Source code of charts
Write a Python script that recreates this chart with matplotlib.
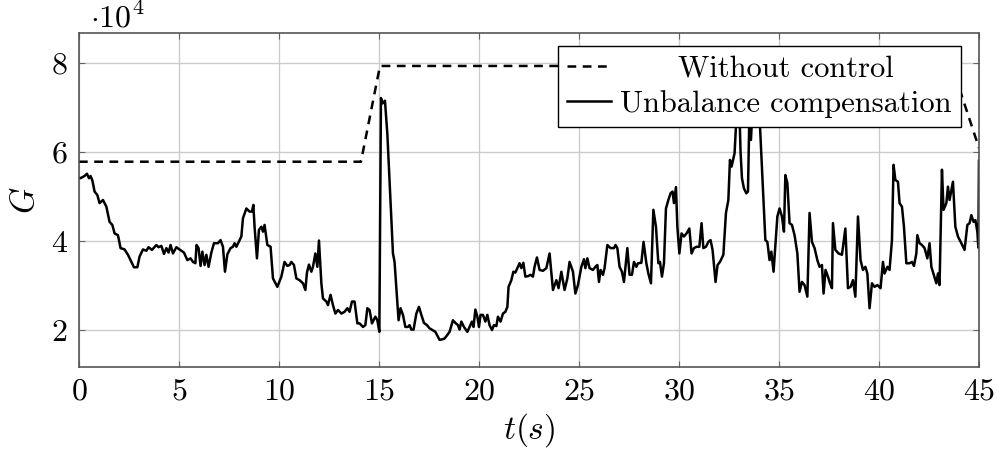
import matplotlib
matplotlib.use('Agg')
import matplotlib.pyplot as plt

plt.rcParams['font.family'] = 'serif'
plt.rcParams['font.serif'] = ['cmr10']
plt.rcParams['mathtext.fontset'] = 'cm'
plt.rcParams['axes.formatter.use_mathtext'] = True
plt.rcParams['font.size'] = 23

# without control (G in 1e4)
t_ref = [0.0, 14.1, 15.05, 43.65, 45.0]
g_ref = [5.78, 5.78, 7.93, 7.93, 6.09]

# unbalance compensation (G in 1e4)
t_ub = [0.0, 0.08, 0.28, 0.4, 0.5, 0.58, 0.67, 0.78, 0.92, 1.03, 1.2, 1.37, 1.53, 1.67, 1.78, 1.95,
        2.08, 2.28, 2.45, 2.62, 2.75, 2.92, 3.03, 3.2, 3.37, 3.48, 3.65, 3.87, 3.98, 4.12, 4.25, 4.37,
        4.48, 4.58, 4.7, 4.87, 5.03, 5.25, 5.42, 5.58, 5.7, 5.82, 5.88, 5.98, 6.08, 6.17, 6.28, 6.37,
        6.48, 6.62, 6.75, 6.95, 7.08, 7.2, 7.3, 7.42, 7.58, 7.7, 7.78, 7.87, 8.03, 8.12, 8.2, 8.37,
        8.53, 8.65, 8.72, 8.78, 8.9, 9.0, 9.12, 9.2, 9.28, 9.42, 9.58, 9.7, 9.92, 10.12, 10.28, 10.42,
        10.53, 10.62, 10.75, 10.87, 11.03, 11.2, 11.32, 11.4, 11.5, 11.62, 11.7, 11.82, 11.92, 12.0,
        12.12, 12.2, 12.37, 12.45, 12.58, 12.7, 12.82, 12.95, 13.12, 13.28, 13.42, 13.53, 13.65, 13.78,
        13.92, 14.03, 14.2, 14.32, 14.42, 14.53, 14.65, 14.82, 14.92, 15.02, 15.1, 15.18, 15.3, 15.42,
        15.7, 15.78, 15.98, 16.08, 16.2, 16.32, 16.45, 16.53, 16.62, 16.73, 16.87, 17.0, 17.12, 17.25,
        17.4, 17.53, 17.67, 17.82, 17.95, 18.03, 18.15, 18.28, 18.42, 18.53, 18.7, 18.82, 18.95, 19.03,
        19.12, 19.25, 19.42, 19.53, 19.65, 19.73, 19.82, 19.92, 20.0, 20.08, 20.2, 20.32, 20.42, 20.53,
        20.65, 20.75, 20.87, 20.95, 21.08, 21.2, 21.32, 21.42, 21.48, 21.62, 21.72, 21.82, 21.92, 22.03,
        22.12, 22.22, 22.32, 22.45, 22.58, 22.7, 22.78, 22.9, 23.03, 23.2, 23.37, 23.53, 23.7, 23.87,
        23.98, 24.12, 24.28, 24.42, 24.53, 24.7, 24.82, 24.95, 25.12, 25.25, 25.32, 25.42, 25.53, 25.7,
        25.82, 25.92, 26.0, 26.08, 26.2, 26.28, 26.42, 26.58, 26.75, 26.83, 26.92, 27.03, 27.15, 27.25,
        27.42, 27.53, 27.65, 27.75, 27.87, 27.95, 28.12, 28.23, 28.37, 28.47, 28.6, 28.72, 28.85, 28.97,
        29.05, 29.15, 29.25, 29.35, 29.47, 29.58, 29.68, 29.75, 29.85, 29.92, 30.02, 30.13, 30.25, 30.38,
        30.52, 30.63, 30.75, 30.88, 31.02, 31.13, 31.22, 31.35, 31.47, 31.58, 31.68, 31.83, 31.93, 32.05,
        32.22, 32.35, 32.47, 32.55, 32.63, 32.78, 32.9, 33.0, 33.08, 33.15, 33.25, 33.37, 33.45, 33.52,
        33.6, 33.7, 33.85, 34.05, 34.32, 34.42, 34.53, 34.62, 34.73, 34.92, 35.03, 35.15, 35.25, 35.32,
        35.42, 35.53, 35.65, 35.78, 35.92, 36.03, 36.15, 36.28, 36.42, 36.53, 36.65, 36.78, 36.92, 37.03,
        37.15, 37.23, 37.33, 37.45, 37.55, 37.65, 37.7, 37.82, 37.98, 38.15, 38.32, 38.45, 38.58, 38.7,
        38.82, 38.95, 39.08, 39.2, 39.32, 39.42, 39.53, 39.65, 39.78, 39.92, 40.08, 40.2, 40.28, 40.42,
        40.53, 40.65, 40.73, 40.82, 40.95, 41.03, 41.15, 41.25, 41.37, 41.53, 41.65, 41.75, 41.87, 41.92,
        42.03, 42.15, 42.28, 42.42, 42.53, 42.62, 42.75, 42.87, 42.95, 43.03, 43.15, 43.23, 43.37, 43.45,
        43.53, 43.7, 43.82, 43.95, 44.12, 44.28, 44.42, 44.53, 44.62, 44.73, 44.82, 44.92, 44.97, 45.0]
g_ub = [5.42, 5.41, 5.46, 5.51, 5.41, 5.46, 5.36, 5.11, 5.03, 4.85, 4.92, 4.77, 4.43, 4.36, 4.17, 4.13,
        3.84, 3.81, 3.69, 3.53, 3.41, 3.41, 3.65, 3.81, 3.78, 3.86, 3.80, 3.91, 3.86, 3.89, 3.71, 3.84,
        3.74, 3.91, 3.72, 3.86, 3.81, 3.74, 3.57, 3.61, 3.53, 3.50, 3.91, 3.84, 3.44, 3.76, 3.46, 3.69,
        3.42, 3.74, 3.95, 3.95, 4.02, 3.87, 3.31, 3.70, 3.84, 3.87, 3.95, 3.87, 4.02, 4.10, 4.51, 4.73,
        4.66, 4.66, 4.81, 4.32, 3.61, 4.25, 4.32, 4.21, 4.36, 3.91, 3.87, 3.16, 2.97, 3.20, 3.53, 3.44,
        3.46, 3.53, 3.46, 3.16, 3.12, 3.05, 2.90, 3.29, 3.47, 3.31, 3.42, 3.72, 3.42, 4.01,
        3.05, 2.71, 2.64, 2.56, 2.79, 2.56, 2.37, 2.45, 2.37, 2.41, 2.49, 2.41, 2.64, 2.64,
        2.15, 2.15, 2.07, 2.11, 2.49, 2.45, 2.15, 2.30, 2.22, 1.96, 7.21, 7.09, 7.15, 6.40,
        3.72, 3.53, 2.22, 2.49, 2.34, 2.07, 2.07, 2.11, 2.01, 2.01, 2.37, 2.52, 2.34, 2.16,
        2.11, 2.04, 2.00, 1.96, 1.85, 1.78, 1.79, 1.81, 1.89, 1.96, 2.22, 2.16, 2.11, 2.01,
        2.19, 2.07, 1.96, 2.07, 2.19, 2.07, 2.46, 2.30, 2.07, 2.34, 2.34, 2.19, 2.34, 2.11,
        2.00, 2.11, 2.09, 2.30, 2.19, 2.37, 2.41, 2.52, 2.97, 3.12, 3.31, 3.29, 3.39, 3.50,
        3.39, 3.51, 3.20, 3.21, 3.24, 3.20, 3.42, 3.63, 3.35, 3.33, 3.39, 3.72, 2.90, 3.12,
        2.94, 3.31, 2.90, 3.16, 3.53, 3.31, 2.82, 3.01, 3.42, 3.59, 3.39, 3.61, 3.39, 3.35,
        3.42, 3.46, 3.08, 3.35, 3.24, 3.39, 3.91, 3.84, 3.84, 3.91, 3.84, 3.42, 3.31, 3.08,
        3.84, 3.24, 3.24, 3.53, 3.42, 3.50, 3.51, 3.98, 3.50, 3.27, 3.05, 4.70, 4.32, 3.50,
        3.53, 3.20, 3.50, 4.73, 4.92, 5.07, 5.11, 4.85, 5.21, 4.32, 3.72, 4.17, 4.10, 4.17,
        4.28, 3.72, 3.84, 3.87, 3.87, 4.40, 3.84, 3.87, 3.98, 4.02, 3.80, 3.08, 3.46, 3.53,
        3.69, 4.63, 4.92, 5.82, 5.67, 5.97, 7.00, 7.30, 6.00, 5.41, 5.18, 5.07, 5.11, 6.80,
        6.27, 7.20, 7.60, 6.60, 4.02, 3.98, 3.57, 3.76, 3.31, 4.55, 4.73, 4.55, 4.21, 5.48,
        5.30, 4.40, 4.36, 4.13, 3.72, 2.86, 3.08, 3.01, 2.75, 4.63, 3.98, 3.84, 3.57, 3.42,
        3.46, 2.82, 3.35, 3.20, 3.05, 2.94, 4.40, 3.80, 3.72, 3.69, 4.28, 2.94, 2.97, 3.12,
        2.75, 4.55, 3.57, 3.35, 3.42, 3.27, 2.49, 3.05, 2.97, 3.01, 2.94, 3.53, 3.27, 3.42,
        3.35, 4.02, 5.71, 5.37, 5.33, 4.85, 4.77, 4.32, 3.50, 3.50, 3.53, 3.44, 3.72, 4.13,
        3.95, 3.91, 3.84, 3.61, 3.95, 3.42, 3.23, 3.05, 3.27, 3.01, 5.60, 4.70, 4.85, 5.22,
        4.92, 5.33, 4.32, 4.10, 3.95, 3.80, 4.36, 4.40, 4.58, 4.43, 4.47, 4.21, 3.85, 5.80]

x_ticks = [0, 5, 10, 15, 20, 25, 30, 35, 40, 45]
y_ticks = [2, 4, 6, 8]

fig = plt.figure(figsize=(9.97, 4.54), dpi=100)
ax = fig.add_axes([0.0792, 0.1916, 0.9027, 0.7357])

ax.plot(t_ref, g_ref, color='black', lw=1.8, dashes=(3.5, 2.6), label='Without control')
ax.plot(t_ub, g_ub, color='black', lw=1.8, label='Unbalance compensation')

ax.set_xlim(0, 45)
ax.set_ylim(1.17, 8.67)
ax.set_xticks(x_ticks)
ax.set_yticks(y_ticks)
ax.grid(True, color='#cccccc', lw=1.0)
ax.set_axisbelow(True)
ax.tick_params(direction='in', length=4, width=0.8, color='#666666',
               top=True, right=True, pad=8)
for sp in ax.spines.values():
    sp.set_color('#555555')
    sp.set_linewidth(1.2)

ax.set_xlabel('$t(s)$', fontsize=24, labelpad=4)
ax.set_ylabel('$G$', fontsize=24, labelpad=8)
ax.text(0.012, 1.018, r'$\cdot 10^4$', transform=ax.transAxes, fontsize=23,
        ha='left', va='baseline')

leg = ax.legend(loc='upper right', bbox_to_anchor=(0.98, 0.962), frameon=True,
                fancybox=False, framealpha=1, edgecolor='black', handlelength=1.45,
                handletextpad=0.3, borderpad=0.3, labelspacing=0.25, borderaxespad=0,
                fontsize=22)
leg.get_frame().set_linewidth(1.0)

# centre the legend labels like pgfplots does
fig.canvas.draw()
texts = leg.get_texts()
widths = [tx.get_window_extent().width for tx in texts]
widest = max(widths)
for tx, w in zip(texts, widths):
    tx.set_position(((widest - w) / 2, 0))

fig.savefig('out.png', dpi=100)
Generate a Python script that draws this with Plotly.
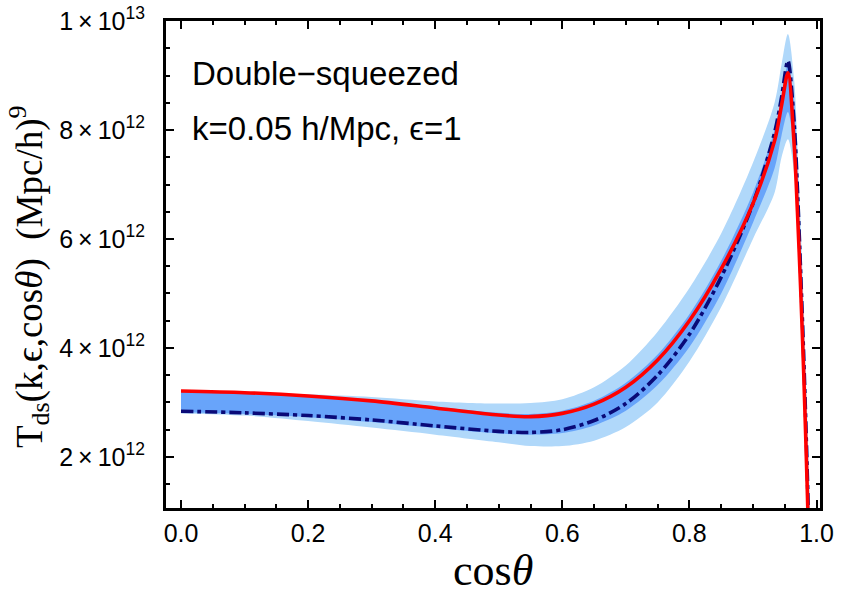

What is needed — From the first line of the listing above, repeat every line through the one holding "g_ref = [5.78, 5.78, 7.93, 7.93, 6.09]". Both ends count, and pictures stay out.

Answer to this exercise —
Write a Python script that recreates this chart with matplotlib.
import matplotlib
matplotlib.use('Agg')
import matplotlib.pyplot as plt

plt.rcParams['font.family'] = 'serif'
plt.rcParams['font.serif'] = ['cmr10']
plt.rcParams['mathtext.fontset'] = 'cm'
plt.rcParams['axes.formatter.use_mathtext'] = True
plt.rcParams['font.size'] = 23

# without control (G in 1e4)
t_ref = [0.0, 14.1, 15.05, 43.65, 45.0]
g_ref = [5.78, 5.78, 7.93, 7.93, 6.09]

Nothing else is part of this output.